Ma chère Assimbonanga, voilà dix ans que je suis de très près ce dossier du nucléaire, auquel désormais se greffe une vision élargie à toutes les ondes électromagnétiques, pulsées, donc artificielles. Vu le déni méprisant des Grands de ce monde sur ces dossiers, l’affaire est difficile. Cela est d’autant plus inquiétant que les enfants ou petits-enfants des décideurs numériques de Californie sont scolarisés dans des structures dont sont bannis ordinateurs, téléphones numériques : ils ont les moyens financiers pour exiger cela.

Quant à nous ? Eh bien nous sommes "ceux qui ne sont rien".*

* cela me rappelle une phrase de l’un de mes livres de lecture de primaire, écrit par Ernest Pérochon (prix Goncourt en 1925).
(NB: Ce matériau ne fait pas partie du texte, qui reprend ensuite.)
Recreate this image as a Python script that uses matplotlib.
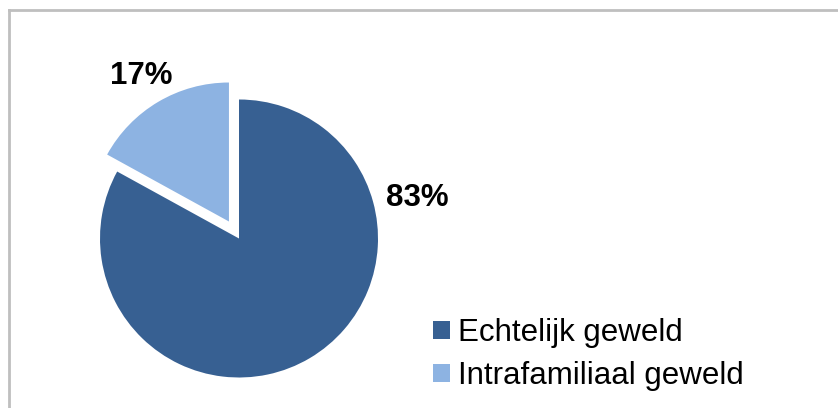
import matplotlib
matplotlib.use("Agg")
import matplotlib.pyplot as plt
from matplotlib.lines import Line2D

categories = ["Echtelijk geweld", "Intrafamiliaal geweld"]
values = [83, 17]
labels = ["83%", "17%"]
colors = ["#376092", "#8DB3E2"]

W, H = 838, 408
R = 139
fig = plt.figure(figsize=(W / 100, H / 100), dpi=100)
ax = fig.add_axes([0, 0, 1, 1])
ax.set_xlim(0, W)
ax.set_ylim(0, H)
ax.set_aspect("equal")
ax.axis("off")

plt.rcParams["font.family"] = ["Liberation Sans", "DejaVu Sans"]

# explode is in data units in matplotlib (offset of the pulled-out slice)
wedges, _ = ax.pie(values, colors=colors, startangle=90, counterclock=False,
                   center=(239, H - 238.5), radius=R, explode=[0, 0.142 * R],
                   wedgeprops=dict(linewidth=0))
ax.set_xlim(0, W)
ax.set_ylim(0, H)

# data labels
ax.text(417, H - 198.5, labels[0], fontsize=22.5, fontweight="bold",
        ha="center", va="center", family=["Liberation Sans"])
ax.text(141, H - 76, labels[1], fontsize=22.5, fontweight="bold",
        ha="center", va="center", family=["Liberation Sans"])

# border (top and left)
ax.add_line(Line2D([8.5, 8.5], [0, H - 9.5], color="#BFBFBF", lw=2))
ax.add_line(Line2D([8.5, W], [H - 9.5, H - 9.5], color="#BFBFBF", lw=2))

leg = ax.legend(wedges, categories, loc="upper left",
                bbox_to_anchor=(433 / W, 1 - 318 / H),
                bbox_transform=fig.transFigure, frameon=False,
                prop=dict(family="Liberation Sans", size=22.5),
                handlelength=0.54, handleheight=0.54, handletextpad=0.26,
                labelspacing=0.42, borderpad=0, borderaxespad=0)

fig.savefig("out.png", dpi=100)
Dans un petit récit un apprenti cuisinier se fait menacer de se faire "enfoncer un rien-tout-nu dans l’oreille gauche, pour le faire ressortir par l’oreille droite". J’en frémis encore.....

18/02/2021 14:26 par jo nice

@assim
Je comprend votre opposition au nucléaire,cela dit, faut savoir ce qu’on veut. Si on veut lutter contre le réchauffement climatique et produire en France pas le choix,on à besoin de l’atome, seule source d’énergie massive pilotable ,peu chère(au Kw/heure) et décarboné.

Après dans une optique de décroissance radicale, c’est sur que le nucléaire est à combattre.

Personne n’aime la radioactivité,c’est une question technique de bénéfice/risque. Je pense pour ma part que la défense d’un pole nucléaire publique et sur est cohérent avec l’AEC dans sa volonté de planifier et stimuler la production en France.

18/02/2021 15:11 par Assimbonanga

Beuh non. Y a pas de réchauffement climatique puisqu’une tempête de neige vient de "rafraîchir" le Texas. Tout va très bien.
Je me demande quelle gueule auront les végétaux au dégel. Et la production agricole.

19/02/2021 09:57 par Assimbonanga

Peu chère ? Le prix à payer est exorbitant, qu’on regarde les accidents nucléaires ou le stockage des déchets. C’est le pacte avec Méphisto.